How to Write for Humans and Search Engines Easily
Learn how to write for humans and search engines using SEO writing techniques that improve rankings, readability, engagement, and content quality.
The false dichotomy — humans vs search engines
Google's stated goal — and its algorithm's consistent direction over the past decade — is to rank the content that best serves human readers. When Google's systems work correctly, content written to genuinely serve humans ranks above content written to manipulate algorithms. The two goals are not in tension. They are the same goal.
Write for the specific human who is reading this specific article after searching for this specific keyword. If you have correctly identified the search intent, understood the reader's knowledge level, and written content that genuinely answers their question — the SEO mechanics take care of themselves with minimal additional effort.
Understanding your reader before writing a word
For any article in your content calendar, define your reader with four specifics:
- Knowledge level— Are they a complete beginner who needs foundational concepts defined? An intermediate practitioner who knows the basics and needs advanced guidance? An expert looking for specific technical detail? Your vocabulary, depth of explanation, and the concepts you assume familiarity with should match their level precisely.
- Stage of awareness— Are they problem-aware (know they have a problem, not sure what to do), solution-aware (know what type of solution they need, evaluating options), or product-aware (comparing specific options)? Each stage requires a different type of content.
- Goal for this article— What does this reader want to leave with? A decision made? A skill learned? A problem solved? A question answered? Define the single outcome the article should produce for a successful reader.
- Objections and concerns— What are they worried about, sceptical of, or confused by around this topic? Addressing these proactively within the content significantly improves both engagement and conversion.
The writing principles that serve both audiences
Readers and search engines both reward content that delivers its value immediately. Start every article with the most important information — the direct answer to the question implied by the keyword — then elaborate, provide context, and add nuance. This structure mirrors how newspaper journalists write (inverted pyramid) and how Google's featured snippet algorithm selects answers. Never bury the lead.
Write in the active voice, short sentences, small paragraphs
Active voice is shorter and more confident: "Google rewards pages that load fast" beats "Pages that load fast are rewarded by Google." Short sentences (under 20 words where possible) improve comprehension and reduce cognitive load. Short paragraphs (3–4 sentences maximum for web content) create the white space that makes long articles readable. These principles serve human readers directly — and indirectly improve engagement signals that influence rankings.

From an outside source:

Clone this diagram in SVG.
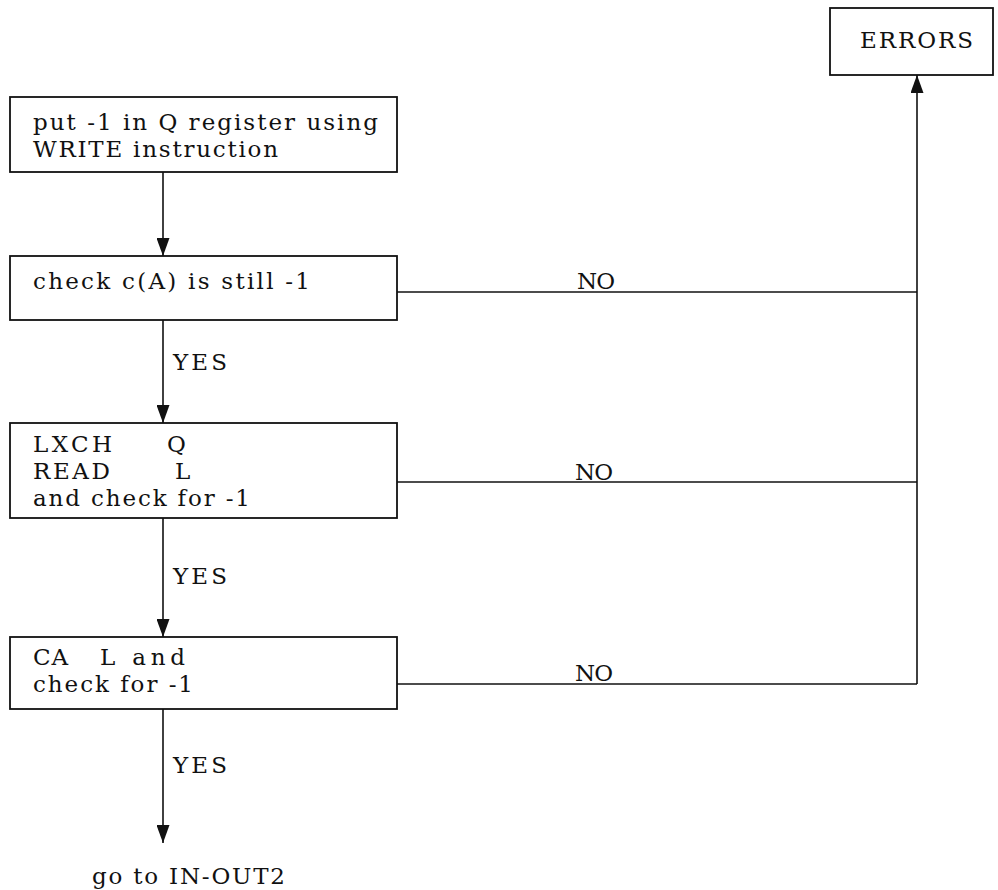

Use specific language over vague generalisations
Specific claims are more credible, more memorable, and more useful than vague ones. "Most websites see ranking improvements within 3–6 months of implementing these changes" beats "SEO takes time to show results." Every vague phrase in your writing is an opportunity to replace it with something concrete and specific — a number, an example, a named tool, a real case study. Specificity is the primary signal of genuine expertise to both readers and Google's E-E-A-T evaluation systems.
Match vocabulary to your reader's level
Using jargon your reader does not know is confusing. Using language that is too basic for an expert reader is condescending. Both cause readers to stop engaging. For beginner content, define technical terms when they first appear. For expert content, use technical terminology confidently without explaining it. If your target keyword has a broad audience across expertise levels (common for "what is X" queries), write for the beginner and briefly acknowledge that experienced readers will recognise the nuances you are simplifying.
SEO mechanics that do not compromise writing quality
The SEO elements that matter do not require compromising the prose:
- Keyword in title and H1— This is how you name the article. The keyword is usually the most natural name for what the article covers.
- Keyword in first 100 words— If you are writing about the topic, the keyword will appear naturally in the opening paragraph.
- Semantic coverage— Writing comprehensively about a topic naturally includes its related terms and concepts. You do not need to consciously include them.
- Heading structure— H2s that describe what each section covers are good writing practice and SEO practice simultaneously.